Close to two-thirds (64.6%) of the respondents admitted they could not live with or get married to a MIP. Reasons given were:

  • "it is difficult to cope with a MIP",
  • "they are dangerous", and
  • "they are emotionally unstable and unpredictable".

Only 68 (27.6%) of respondents claimed they could live with or marry a MIP. The remaining 19 (7.8%) were not sure if they could live with or marry a MIP.

The majority of the respondents, 176 (71.6%) stated they could be friends and work with a MIP. However, close to one-fifth (19.5%) claimed they could neither befriend nor work with such patients. Twenty two (8.9%) were not sure if they could work with or be a friend to a MIP.

Relationship between socio-demographic factors and beliefs/ attitudes to mental Illness variables

Significant relationships were found between some socio-demographic factors and attitudinal variables.
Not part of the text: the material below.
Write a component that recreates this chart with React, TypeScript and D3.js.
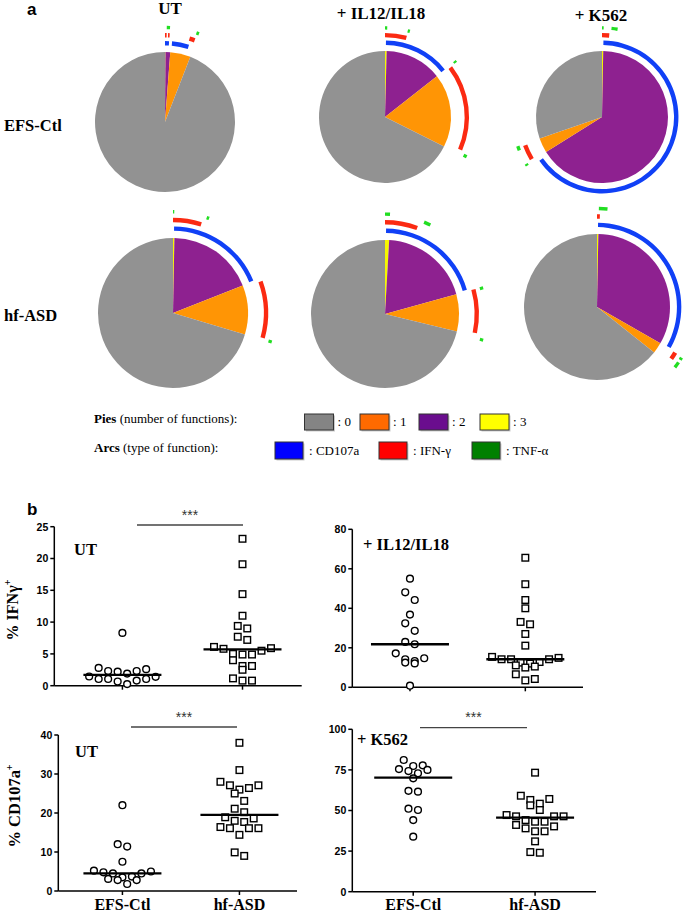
import React from "react";
import * as d3 from "d3";

const SERIF = "'Liberation Serif', 'Times New Roman', serif";
const SANS = "'Liberation Sans', Arial, sans-serif";

// ---------- panel a : SPICE pies ----------
const pieConditions = ["UT", "+ IL12/IL18", "+ K562"];
const pieGroups = ["EFS-Ctl", "hf-ASD"];

// % of cells by number of functions, clockwise from 12 o'clock: 3, 2, 1, 0
const pieShares = [
  [
    [0.1, 1.1, 4.7, 94.1],
    [0.4, 14.0, 18.0, 67.6],
    [0.3, 65.8, 3.6, 30.3],
  ],
  [
    [0.3, 18.7, 10.6, 70.4],
    [0.9, 19.8, 8.1, 71.2],
    [0.3, 33.0, 2.4, 64.3],
  ],
];

// arcs: [start %, end %] of the circle covered by each function
const cd107aArcs = [
  [[[0, 0.8], [1.4, 4.8]], [[0.2, 14.3]], [[0.3, 65.3]]],
  [[[0.2, 18.9]], [[0.2, 20.4]], [[0.2, 33.1]]],
];
const ifngArcs = [
  [[[0, 0.3], [0.55, 0.85], [4.55, 5.55]], [[0, 4.2], [14.7, 31.5]], [[0, 1.4], [66.4, 69.4]]],
  [[[0, 4.9], [19.5, 29.3]], [[0, 5.7], [20.7, 28.3]], [[0, 0.5], [33.4, 34.7]]],
];
const tnfaArcs = [
  [
    [[0.3, 0.85], [5.4, 5.85]],
    [[0, 0.4], [4.1, 4.5], [14.2, 14.6], [31.9, 32.5]],
    [[0, 0.3], [1.7, 2.8], [65.8, 66.2], [68.9, 69.7]],
  ],
  [
    [[0, 0.2], [5.4, 5.8], [29.3, 29.8]],
    [[0, 0.8], [6.4, 7.5], [20.6, 21.1], [28.9, 29.4]],
    [[0.3, 1.7], [33.6, 34.0], [34.5, 35.5]],
  ],
];

const pieLegendLabels = ["0", "1", "2", "3"];
const arcLegendLabels = ["CD107a", "IFN-γ", "TNF-α"];

// ---------- panel b : scatter ----------
const groups = ["EFS-Ctl", "hf-ASD"];

const ifnUtEfs = [8.3, 2.8, 2.3, 2.2, 1.9, 2.3, 2.6, 1.4, 1.05, 0.8, 0.25, 0.65, 1.05, 1.05, 1.45];
const ifnUtAsd = [23.1, 19.1, 14.4, 11.0, 9.0, 9.4, 7.7, 7.2, 6.1, 5.9, 4.9, 4.9, 5.0, 5.5, 5.8, 4.0, 3.1, 3.1, 2.5, 1.15, 0.8, 0.8];
const ifnIlEfs = [55.0, 48.1, 44.2, 36.8, 32.4, 28.6, 23.0, 21.8, 17.2, 14.2, 12.5, 12.1, 13.3, 14.7, 0.8];
const ifnIlAsd = [65.6, 52.2, 44.2, 40.0, 33.1, 31.9, 27.0, 21.1, 14.2, 12.8, 12.0, 14.9, 15.4, 14.2, 11.1, 12.5, 14.2, 10.5, 10.0, 6.6, 3.5, 4.2];
const cdUtEfs = [22.0, 12.0, 11.4, 7.5, 5.0, 4.5, 4.5, 4.8, 5.2, 3.5, 2.8, 1.8, 2.8, 3.1, 3.7];
const cdUtAsd = [38.0, 31.0, 27.1, 26.4, 26.0, 27.1, 28.0, 25.0, 23.1, 21.1, 20.2, 18.6, 17.7, 18.0, 18.9, 16.1, 16.1, 14.4, 16.1, 16.4, 9.0, 9.9];
const cdK562Efs = [81.1, 75.5, 77.8, 74.3, 77.4, 69.8, 72.9, 75.0, 62.1, 61.6, 50.3, 51.1, 44.1, 33.9];
const cdK562Asd = [73.3, 59.1, 56.5, 53.2, 54.2, 57.1, 50.3, 47.2, 46.4, 46.4, 46.4, 43.1, 41.1, 39.0, 40.2, 43.1, 44.1, 37.2, 37.2, 31.0, 24.0, 24.4];

const medians = [
  [1.7, 5.7],
  [21.8, 14.2],
  [4.5, 19.5],
  [70.2, 45.6],
];
const yMax = [25, 80, 40, 100];
const yStep = [5, 20, 10, 25];
const panelLabels = ["UT", "+ IL12/IL18", "UT", "+ K562"];

// ---------- layout ----------
const pieLayout = [
  [{ cx: 165, cy: 122, r: 70 }, { cx: 385, cy: 117, r: 66 }, { cx: 602, cy: 117, r: 66 }],
  [{ cx: 173, cy: 313, r: 75 }, { cx: 385, cy: 314, r: 74 }, { cx: 597, cy: 307, r: 73 }],
];
const pieColors = ["#f6f600", "#8e2190", "#ff9505", "#929292"];
const ringStyle = [
  { k: 1.125, w: 4.4, color: "#1040f6" },
  { k: 1.24, w: 4.4, color: "#fb2a12" },
  { k: 1.35, w: 3.4, color: "#22de22" },
];
const pieSwatch = ["#848484", "#ff6a00", "#6a0d8e", "#ffff00"];
const arcSwatch = ["#0000ff", "#ff0000", "#008000"];

const panels = [
  { x0: 54.3, x1: 301.7, yTop: 526.7, yBot: 685.7, pad: 0.53, align: 0.535 },
  { x0: 352.3, x1: 583, yTop: 529.3, yBot: 687.3, pad: 0.5, align: 0.5 },
  { x0: 58.3, x1: 297, yTop: 735, yBot: 891, pad: 0.52, align: 0.527 },
  { x0: 352.3, x1: 596, yTop: 729.3, yBot: 891.7, pad: 0.5, align: 0.5 },
];
const panelSeries = [
  [ifnUtEfs, ifnUtAsd],
  [ifnIlEfs, ifnIlAsd],
  [cdUtEfs, cdUtAsd],
  [cdK562Efs, cdK562Asd],
];

// GraphPad-like column scatter: rows of close values, spread in a V
function swarm(values: number[], y: (v: number) => number, spacing: number, rowGap: number) {
  const pts = values.map((v) => ({ v, py: y(v) })).sort((a, b) => a.py - b.py);
  const rows: { v: number; py: number }[][] = [];
  let cur: { v: number; py: number }[] = [];
  pts.forEach((p) => {
    if (cur.length && p.py - cur[0].py >= rowGap) {
      rows.push(cur);
      cur = [];
    }
    cur.push(p);
  });
  if (cur.length) rows.push(cur);
  const out: { v: number; dx: number }[] = [];
  rows.forEach((row) => {
    const n = row.length;
    const byValue = [...row].sort((a, b) => b.v - a.v);
    let l = 0;
    let r = n - 1;
    byValue.forEach((p, i) => {
      const idx = i % 2 === 0 ? l++ : r--;
      out.push({ v: p.v, dx: (idx - (n - 1) / 2) * spacing });
    });
  });
  return out;
}

const Pie = ({ row, col }: { row: number; col: number }) => {
  const { cx, cy, r } = pieLayout[row][col];
  const slices = d3.pie<number>().sort(null).value((d) => d)(pieShares[row][col]);
  const sliceArc = d3.arc<d3.PieArcDatum<number>>().innerRadius(0).outerRadius(r);
  const rings = [cd107aArcs, ifngArcs, tnfaArcs];
  return (
    <g transform={`translate(${cx},${cy})`}>
      {slices.map((s, i) => (
        <path key={i} d={sliceArc(s) || ""} fill={pieColors[i]} />
      ))}
      {rings.map((ring, k) => {
        const st = ringStyle[k];
        const rr = r * st.k;
        return ring[row][col].map(([a, b], j) => {
          const d = d3
            .arc()
            .innerRadius(rr - st.w / 2)
            .outerRadius(rr + st.w / 2)
            .startAngle((a / 100) * 2 * Math.PI)
            .endAngle((b / 100) * 2 * Math.PI)({} as any);
          return <path key={`${k}-${j}`} d={d || ""} fill={st.color} />;
        });
      })}
    </g>
  );
};

const Panel = ({ idx }: { idx: number }) => {
  const p = panels[idx];
  const y = d3.scaleLinear().domain([0, yMax[idx]]).range([p.yBot, p.yTop]);
  const x = d3.scalePoint<string>().domain(groups).range([p.x0, p.x1]).padding(p.pad).align(p.align);
  const ticks = d3.range(0, yMax[idx] + 0.001, yStep[idx]);
  return (
    <g>
      <line x1={p.x0} x2={p.x0} y1={p.yTop} y2={p.yBot} stroke="#000" strokeWidth={1.5} />
      <line x1={p.x0} x2={p.x1} y1={p.yBot} y2={p.yBot} stroke="#000" strokeWidth={1.5} />
      {ticks.map((t) => (
        <g key={t}>
          <line x1={p.x0 - 4} x2={p.x0} y1={y(t)} y2={y(t)} stroke="#000" strokeWidth={1.5} />
          <text x={p.x0 - 6} y={y(t) + 3.8} textAnchor="end" fontFamily={SANS} fontWeight="bold" fontSize={10.5}>
            {t}
          </text>
        </g>
      ))}
      {groups.map((g) => (
        <line key={g} x1={x(g)} x2={x(g)} y1={p.yBot} y2={p.yBot + 4} stroke="#000" strokeWidth={1.5} />
      ))}
      {groups.map((g, gi) => {
        const cxg = x(g) as number;
        const pts = swarm(panelSeries[idx][gi], y, 9.5, 8);
        return (
          <g key={g}>
            {pts.map((pt, i) =>
              gi === 0 ? (
                <circle key={i} cx={cxg + pt.dx} cy={y(pt.v)} r={3.4} fill="#fff" stroke="#000" strokeWidth={1.4} />
              ) : (
                <rect key={i} x={cxg + pt.dx - 3.3} y={y(pt.v) - 3.3} width={6.6} height={6.6} fill="#fff" stroke="#000" strokeWidth={1.4} />
              )
            )}
            <line x1={cxg - 39} x2={cxg + 39} y1={y(medians[idx][gi])} y2={y(medians[idx][gi])} stroke="#000" strokeWidth={2.3} />
          </g>
        );
      })}
    </g>
  );
};

export default function App() {
  const legendY1 = 414;
  const legendY2 = 442;
  const pieSwatchX = [304.5, 360, 419, 480];
  const arcSwatchX = [275, 379, 472];
  return (
    <svg
      width={685}
      height={915}
      viewBox="0 0 685 915"
      style={{ position: "absolute", left: 0, top: 0, background: "#fff" }}
    >
      <rect width={685} height={915} fill="#fff" />
      {/* panel a */}
      <text x={27} y={15} fontFamily={SANS} fontWeight="bold" fontSize={17}>a</text>
      {pieConditions.map((c, i) => (
        <text
          key={c}
          x={[170, 381, 601][i]}
          y={[14, 19, 21][i]}
          textAnchor="middle"
          fontFamily={SERIF}
          fontWeight="bold"
          fontSize={17}
        >
          {c}
        </text>
      ))}
      {pieGroups.map((g, i) => (
        <text key={g} x={4} y={[131, 321][i]} fontFamily={SERIF} fontWeight="bold" fontSize={16.5}>
          {g}
        </text>
      ))}
      {[0, 1].map((row) => [0, 1, 2].map((col) => <Pie key={`${row}-${col}`} row={row} col={col} />))}

      {/* legend */}
      <text x={94} y={legendY1 + 9} fontFamily={SERIF} fontSize={13}>
        <tspan fontWeight="bold">Pies</tspan> (number of functions):
      </text>
      {pieLegendLabels.map((l, i) => (
        <g key={l}>
          <rect x={pieSwatchX[i] + 1.5} y={legendY1 + 1.5} width={29} height={16} fill="#aaa" opacity={0.6} />
          <rect x={pieSwatchX[i]} y={legendY1} width={29} height={16} fill={pieSwatch[i]} stroke="#333" strokeWidth={1} />
          <text x={pieSwatchX[i] + 33} y={legendY1 + 12} fontFamily={SERIF} fontSize={13}>: {l}</text>
        </g>
      ))}
      <text x={94} y={legendY2 + 10} fontFamily={SERIF} fontSize={13}>
        <tspan fontWeight="bold">Arcs</tspan> (type of function):
      </text>
      {arcLegendLabels.map((l, i) => (
        <g key={l}>
          <rect x={arcSwatchX[i] + 1.5} y={legendY2 + 1.5} width={28} height={17} fill="#aaa" opacity={0.6} />
          <rect x={arcSwatchX[i]} y={legendY2} width={28} height={17} fill={arcSwatch[i]} stroke="#333" strokeWidth={1} />
          <text x={arcSwatchX[i] + 34} y={legendY2 + 13} fontFamily={SERIF} fontSize={13}>: {l}</text>
        </g>
      ))}

      {/* panel b */}
      <text x={27} y={515} fontFamily={SANS} fontWeight="bold" fontSize={17}>b</text>
      {[0, 1, 2, 3].map((i) => (
        <Panel key={i} idx={i} />
      ))}
      {panelLabels.map((l, i) => (
        <text
          key={i}
          x={[74, 363, 75, 357][i]}
          y={[555, 550, 757, 745][i]}
          fontFamily={SERIF}
          fontWeight="bold"
          fontSize={16.5}
        >
          {l}
        </text>
      ))}
      {/* y titles */}
      <text transform="translate(18,610) rotate(-90)" textAnchor="middle" fontFamily={SERIF} fontWeight="bold" fontSize={16}>
        % IFNγ<tspan fontSize={10} dy={-7}>+</tspan>
      </text>
      <text transform="translate(20,806) rotate(-90)" textAnchor="middle" fontFamily={SERIF} fontWeight="bold" fontSize={16.5}>
        % CD107a<tspan fontSize={10} dy={-7}>+</tspan>
      </text>
      {/* significance bars */}
      {[
        [137, 243, 525, 513],
        [131, 237, 727, 715],
        [420, 527, 727.7, 715],
      ].map(([a, b, ly, ty], i) => (
        <g key={i}>
          <line x1={a} x2={b} y1={ly} y2={ly} stroke="#444" strokeWidth={1.3} />
          <text x={(a + b) / 2} y={ty + 7} textAnchor="middle" fontFamily={SANS} fontSize={14} fill="#333">***</text>
        </g>
      ))}
      {/* category labels */}
      {[2, 3].map((pi) => {
        const p = panels[pi];
        const x = d3.scalePoint<string>().domain(groups).range([p.x0, p.x1]).padding(p.pad).align(p.align);
        return groups.map((g) => (
          <text key={`${pi}-${g}`} x={x(g)} y={910} textAnchor="middle" fontFamily={SERIF} fontWeight="bold" fontSize={16}>
            {g}
          </text>
        ));
      })}
    </svg>
  );
}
Occupation, that is the type of health profession, had significant relationship with perceived causes of MI (X2 =48.62, df=30), effective treatment option for MI (X2 =59.01, df=25), prevention of MI (X2 =81.48, df=45) and relating with a MIP (X2 =56.91, df=45) all at p<0.05. Significant relationship was also found between sex and effective treatment option for MI (X2 =11.99, df=5) and relating with MIPs (X2 =17.49, df=9) at p<0.05. Educational qualification had significant relationship with only relating with MIPs (X2 =56.30, df=36), p<0.05.

Discussion

Unlike most previous studies in Nigeria that were community-based, our study attempted to evaluate the attitudes of non-psychiatric health workers to MI in a teaching hospital. Close to two-thirds of the respondents, especially doctors attributed causes of MI to scientific factors such as genetic inheritance. This is not surprising given the clinical background of such respondents. However, most non-clinicians attributed causes of MI to supernatural/ psychosocial factors, and this is in keeping with findings from most previous community-based studies in Nigeria [5,7].

Most respondents (84.6%) believed in the effectiveness of orthodox medical care; and 26.0% attributed effective treatment of MI to fasting and prayer. This finding supports the fact that Nigerians irrespective of their educational qualification and occupation are known to be religious. When confronted with serious illnesses, such as psychotic disorders, most resort to spiritual intervention for their healing; orthodox psychiatric management becomes the last resort when spiritual interventions fail [10,11].

Varying shades of social distance and stigmatizing relationship with  MIPs were given by our subjects; and this is similar to findings from previous community-based studies in Nigeria [5,7,12]. Similar stigmatizing attitudes towards  MIPs have also been reported among non-psychiatric doctors and even among mental health professionals in Europe, but psychiatrists were found to exhibit greater advocacy for mental health care than their non-psychiatric counterparts [8,9]. In our study, the observed stigmatizing attitudes of the non-psychiatric health workers may lead to unwillingness to look after patients with concurrent physical and psychiatric disorders, as found in previous studies [13].

Conclusion

In this study, our subjects showed varying shades of negative attitudes towards the MIP. It is thus concluded that to reduce stigma against MI in Nigeria, health workers need to undergo a psycho-educational programme in Continuing Medical Education.